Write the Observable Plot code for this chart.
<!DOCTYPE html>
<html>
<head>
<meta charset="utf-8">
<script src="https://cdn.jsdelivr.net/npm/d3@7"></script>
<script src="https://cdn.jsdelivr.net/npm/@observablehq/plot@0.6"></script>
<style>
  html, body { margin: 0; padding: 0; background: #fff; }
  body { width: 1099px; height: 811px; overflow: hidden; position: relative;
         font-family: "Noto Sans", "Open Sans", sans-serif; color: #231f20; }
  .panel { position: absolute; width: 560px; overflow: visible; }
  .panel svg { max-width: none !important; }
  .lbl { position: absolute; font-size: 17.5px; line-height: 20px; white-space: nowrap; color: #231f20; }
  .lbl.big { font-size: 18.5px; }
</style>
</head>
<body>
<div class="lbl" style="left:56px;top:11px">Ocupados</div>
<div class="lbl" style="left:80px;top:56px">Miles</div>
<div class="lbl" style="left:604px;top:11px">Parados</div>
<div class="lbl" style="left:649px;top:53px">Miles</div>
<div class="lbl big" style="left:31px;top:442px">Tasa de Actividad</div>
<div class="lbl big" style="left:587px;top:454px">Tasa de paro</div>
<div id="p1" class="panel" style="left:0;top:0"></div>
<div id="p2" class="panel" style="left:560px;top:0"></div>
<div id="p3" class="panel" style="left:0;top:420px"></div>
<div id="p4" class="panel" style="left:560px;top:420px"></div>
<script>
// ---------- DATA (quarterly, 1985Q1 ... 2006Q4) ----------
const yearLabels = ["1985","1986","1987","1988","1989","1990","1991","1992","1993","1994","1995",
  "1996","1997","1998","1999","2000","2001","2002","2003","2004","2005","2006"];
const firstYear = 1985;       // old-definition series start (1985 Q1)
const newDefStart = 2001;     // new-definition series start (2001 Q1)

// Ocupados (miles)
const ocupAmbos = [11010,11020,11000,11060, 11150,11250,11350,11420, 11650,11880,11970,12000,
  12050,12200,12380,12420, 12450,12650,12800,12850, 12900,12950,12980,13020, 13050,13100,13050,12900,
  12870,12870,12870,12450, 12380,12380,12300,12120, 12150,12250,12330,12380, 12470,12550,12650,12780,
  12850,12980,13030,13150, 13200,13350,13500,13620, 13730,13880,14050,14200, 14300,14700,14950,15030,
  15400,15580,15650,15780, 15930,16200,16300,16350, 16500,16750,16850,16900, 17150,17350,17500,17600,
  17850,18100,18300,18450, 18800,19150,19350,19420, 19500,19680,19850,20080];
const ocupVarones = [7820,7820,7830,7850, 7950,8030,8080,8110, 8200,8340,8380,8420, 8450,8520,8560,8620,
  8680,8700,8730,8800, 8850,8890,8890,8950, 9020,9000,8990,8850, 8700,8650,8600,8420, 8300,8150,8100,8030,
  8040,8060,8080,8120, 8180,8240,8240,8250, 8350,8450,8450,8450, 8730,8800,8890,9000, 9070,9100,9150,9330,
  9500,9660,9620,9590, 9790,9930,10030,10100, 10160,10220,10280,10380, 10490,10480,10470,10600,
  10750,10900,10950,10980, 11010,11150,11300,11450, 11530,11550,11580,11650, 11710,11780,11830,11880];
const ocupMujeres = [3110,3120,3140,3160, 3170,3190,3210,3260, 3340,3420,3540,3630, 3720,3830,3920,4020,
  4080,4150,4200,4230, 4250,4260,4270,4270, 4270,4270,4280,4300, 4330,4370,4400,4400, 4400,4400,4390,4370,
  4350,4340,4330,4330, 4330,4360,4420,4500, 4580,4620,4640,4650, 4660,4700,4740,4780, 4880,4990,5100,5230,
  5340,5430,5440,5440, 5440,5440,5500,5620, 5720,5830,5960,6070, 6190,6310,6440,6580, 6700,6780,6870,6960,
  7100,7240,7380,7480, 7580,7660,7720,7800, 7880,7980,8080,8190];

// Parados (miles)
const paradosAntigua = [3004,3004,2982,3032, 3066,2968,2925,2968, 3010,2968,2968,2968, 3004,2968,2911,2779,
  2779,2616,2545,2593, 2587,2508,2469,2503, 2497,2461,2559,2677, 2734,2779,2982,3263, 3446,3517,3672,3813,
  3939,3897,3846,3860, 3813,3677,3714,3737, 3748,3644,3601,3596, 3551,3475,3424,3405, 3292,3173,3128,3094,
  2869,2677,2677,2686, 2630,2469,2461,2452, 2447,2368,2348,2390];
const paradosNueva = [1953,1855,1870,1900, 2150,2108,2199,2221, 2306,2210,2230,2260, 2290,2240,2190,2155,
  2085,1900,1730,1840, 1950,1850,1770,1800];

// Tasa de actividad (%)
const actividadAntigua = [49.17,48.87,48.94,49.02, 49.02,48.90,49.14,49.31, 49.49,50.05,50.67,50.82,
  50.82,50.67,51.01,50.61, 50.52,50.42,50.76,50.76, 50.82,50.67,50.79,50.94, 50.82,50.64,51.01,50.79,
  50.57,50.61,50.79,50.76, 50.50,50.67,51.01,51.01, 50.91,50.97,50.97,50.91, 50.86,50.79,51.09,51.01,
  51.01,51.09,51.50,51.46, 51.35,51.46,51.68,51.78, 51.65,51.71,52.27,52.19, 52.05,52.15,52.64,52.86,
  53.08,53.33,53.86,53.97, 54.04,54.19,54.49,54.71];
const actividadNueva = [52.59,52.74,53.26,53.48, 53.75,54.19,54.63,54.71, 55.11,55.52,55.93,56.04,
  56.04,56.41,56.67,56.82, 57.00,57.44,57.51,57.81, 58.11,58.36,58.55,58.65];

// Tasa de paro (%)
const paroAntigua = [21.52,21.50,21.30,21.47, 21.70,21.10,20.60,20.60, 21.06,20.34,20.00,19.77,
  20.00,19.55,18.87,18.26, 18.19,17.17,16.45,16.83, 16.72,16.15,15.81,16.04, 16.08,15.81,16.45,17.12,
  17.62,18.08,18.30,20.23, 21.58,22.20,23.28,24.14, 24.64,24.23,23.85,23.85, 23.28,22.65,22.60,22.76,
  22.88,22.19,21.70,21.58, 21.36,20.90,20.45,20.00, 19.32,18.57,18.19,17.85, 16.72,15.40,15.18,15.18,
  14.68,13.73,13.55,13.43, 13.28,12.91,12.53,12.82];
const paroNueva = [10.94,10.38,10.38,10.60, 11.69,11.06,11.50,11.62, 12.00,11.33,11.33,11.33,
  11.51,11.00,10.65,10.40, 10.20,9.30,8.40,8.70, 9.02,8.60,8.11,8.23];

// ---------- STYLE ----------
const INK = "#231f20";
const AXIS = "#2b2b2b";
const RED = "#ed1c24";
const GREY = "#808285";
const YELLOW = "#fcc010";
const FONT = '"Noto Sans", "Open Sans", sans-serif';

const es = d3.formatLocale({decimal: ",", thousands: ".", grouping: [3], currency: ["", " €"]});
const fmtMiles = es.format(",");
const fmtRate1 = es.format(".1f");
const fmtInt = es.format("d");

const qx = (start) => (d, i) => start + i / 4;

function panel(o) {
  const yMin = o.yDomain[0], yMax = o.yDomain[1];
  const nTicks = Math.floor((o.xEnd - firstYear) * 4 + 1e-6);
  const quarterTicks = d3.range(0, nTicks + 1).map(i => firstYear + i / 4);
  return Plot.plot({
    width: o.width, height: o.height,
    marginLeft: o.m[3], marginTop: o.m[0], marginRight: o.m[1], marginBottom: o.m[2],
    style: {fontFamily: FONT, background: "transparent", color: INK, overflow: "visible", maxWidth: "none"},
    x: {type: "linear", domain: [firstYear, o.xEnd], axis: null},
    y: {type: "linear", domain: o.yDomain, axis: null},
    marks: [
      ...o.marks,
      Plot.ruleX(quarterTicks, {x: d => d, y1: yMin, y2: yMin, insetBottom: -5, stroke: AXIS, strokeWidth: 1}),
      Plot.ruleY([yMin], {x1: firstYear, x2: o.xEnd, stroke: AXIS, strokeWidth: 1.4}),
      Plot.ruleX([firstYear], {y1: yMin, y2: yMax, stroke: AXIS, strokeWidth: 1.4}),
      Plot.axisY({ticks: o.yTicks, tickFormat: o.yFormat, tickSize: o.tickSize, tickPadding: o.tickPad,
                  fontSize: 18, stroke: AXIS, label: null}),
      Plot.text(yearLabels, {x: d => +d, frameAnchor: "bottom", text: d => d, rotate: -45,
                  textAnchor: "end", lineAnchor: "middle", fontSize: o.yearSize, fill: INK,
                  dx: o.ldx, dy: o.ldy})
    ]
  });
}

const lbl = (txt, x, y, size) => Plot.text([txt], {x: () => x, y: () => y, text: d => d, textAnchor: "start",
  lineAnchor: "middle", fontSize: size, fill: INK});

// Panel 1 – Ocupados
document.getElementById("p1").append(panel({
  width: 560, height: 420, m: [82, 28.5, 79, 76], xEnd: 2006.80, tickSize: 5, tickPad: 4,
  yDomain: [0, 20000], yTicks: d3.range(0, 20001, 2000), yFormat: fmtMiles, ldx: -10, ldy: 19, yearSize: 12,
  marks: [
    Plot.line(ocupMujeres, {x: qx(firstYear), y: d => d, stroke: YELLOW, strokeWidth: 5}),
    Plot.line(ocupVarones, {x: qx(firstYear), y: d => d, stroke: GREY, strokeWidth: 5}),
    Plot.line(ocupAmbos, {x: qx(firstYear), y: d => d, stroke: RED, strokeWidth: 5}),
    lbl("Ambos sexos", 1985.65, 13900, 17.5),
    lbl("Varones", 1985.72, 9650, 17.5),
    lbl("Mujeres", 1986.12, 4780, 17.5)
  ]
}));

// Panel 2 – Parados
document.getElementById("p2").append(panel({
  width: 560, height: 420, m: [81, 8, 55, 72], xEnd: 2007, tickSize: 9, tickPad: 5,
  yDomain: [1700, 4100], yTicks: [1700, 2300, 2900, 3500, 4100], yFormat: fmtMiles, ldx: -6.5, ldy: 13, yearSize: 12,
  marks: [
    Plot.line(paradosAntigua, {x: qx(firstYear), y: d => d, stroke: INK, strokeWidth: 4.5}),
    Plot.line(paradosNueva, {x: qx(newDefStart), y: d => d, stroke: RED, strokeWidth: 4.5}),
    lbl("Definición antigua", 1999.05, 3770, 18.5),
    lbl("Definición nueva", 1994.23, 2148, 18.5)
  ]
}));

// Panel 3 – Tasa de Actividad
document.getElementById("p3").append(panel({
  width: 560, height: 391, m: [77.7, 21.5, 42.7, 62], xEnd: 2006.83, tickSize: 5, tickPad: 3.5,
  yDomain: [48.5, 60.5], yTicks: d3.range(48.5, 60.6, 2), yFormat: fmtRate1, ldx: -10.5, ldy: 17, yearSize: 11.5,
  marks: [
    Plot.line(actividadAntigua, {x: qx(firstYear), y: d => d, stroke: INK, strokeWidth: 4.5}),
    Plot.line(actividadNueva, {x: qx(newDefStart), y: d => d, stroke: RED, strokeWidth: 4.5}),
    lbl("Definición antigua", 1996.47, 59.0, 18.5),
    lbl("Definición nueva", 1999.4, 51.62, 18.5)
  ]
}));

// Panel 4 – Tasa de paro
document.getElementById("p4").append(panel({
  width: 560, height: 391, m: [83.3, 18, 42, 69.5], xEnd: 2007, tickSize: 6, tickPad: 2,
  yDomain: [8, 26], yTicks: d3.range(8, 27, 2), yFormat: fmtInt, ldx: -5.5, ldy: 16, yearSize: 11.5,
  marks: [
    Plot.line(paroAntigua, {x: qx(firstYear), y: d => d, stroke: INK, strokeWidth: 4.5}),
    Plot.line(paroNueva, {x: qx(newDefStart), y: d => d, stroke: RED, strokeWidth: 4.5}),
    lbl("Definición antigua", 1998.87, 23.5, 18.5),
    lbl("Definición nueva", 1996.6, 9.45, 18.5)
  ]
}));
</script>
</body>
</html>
* * *
Quote exactly the first line of the data and every line after it through the one holding "const newDefStart = 2001;".

ANSWER TO THE TASK ::
Write the Observable Plot code for this chart.
<!DOCTYPE html>
<html>
<head>
<meta charset="utf-8">
<script src="https://cdn.jsdelivr.net/npm/d3@7"></script>
<script src="https://cdn.jsdelivr.net/npm/@observablehq/plot@0.6"></script>
<style>
  html, body { margin: 0; padding: 0; background: #fff; }
  body { width: 1099px; height: 811px; overflow: hidden; position: relative;
         font-family: "Noto Sans", "Open Sans", sans-serif; color: #231f20; }
  .panel { position: absolute; width: 560px; overflow: visible; }
  .panel svg { max-width: none !important; }
  .lbl { position: absolute; font-size: 17.5px; line-height: 20px; white-space: nowrap; color: #231f20; }
  .lbl.big { font-size: 18.5px; }
</style>
</head>
<body>
<div class="lbl" style="left:56px;top:11px">Ocupados</div>
<div class="lbl" style="left:80px;top:56px">Miles</div>
<div class="lbl" style="left:604px;top:11px">Parados</div>
<div class="lbl" style="left:649px;top:53px">Miles</div>
<div class="lbl big" style="left:31px;top:442px">Tasa de Actividad</div>
<div class="lbl big" style="left:587px;top:454px">Tasa de paro</div>
<div id="p1" class="panel" style="left:0;top:0"></div>
<div id="p2" class="panel" style="left:560px;top:0"></div>
<div id="p3" class="panel" style="left:0;top:420px"></div>
<div id="p4" class="panel" style="left:560px;top:420px"></div>
<script>
// ---------- DATA (quarterly, 1985Q1 ... 2006Q4) ----------
const yearLabels = ["1985","1986","1987","1988","1989","1990","1991","1992","1993","1994","1995",
  "1996","1997","1998","1999","2000","2001","2002","2003","2004","2005","2006"];
const firstYear = 1985;       // old-definition series start (1985 Q1)
const newDefStart = 2001;     // new-definition series start (2001 Q1)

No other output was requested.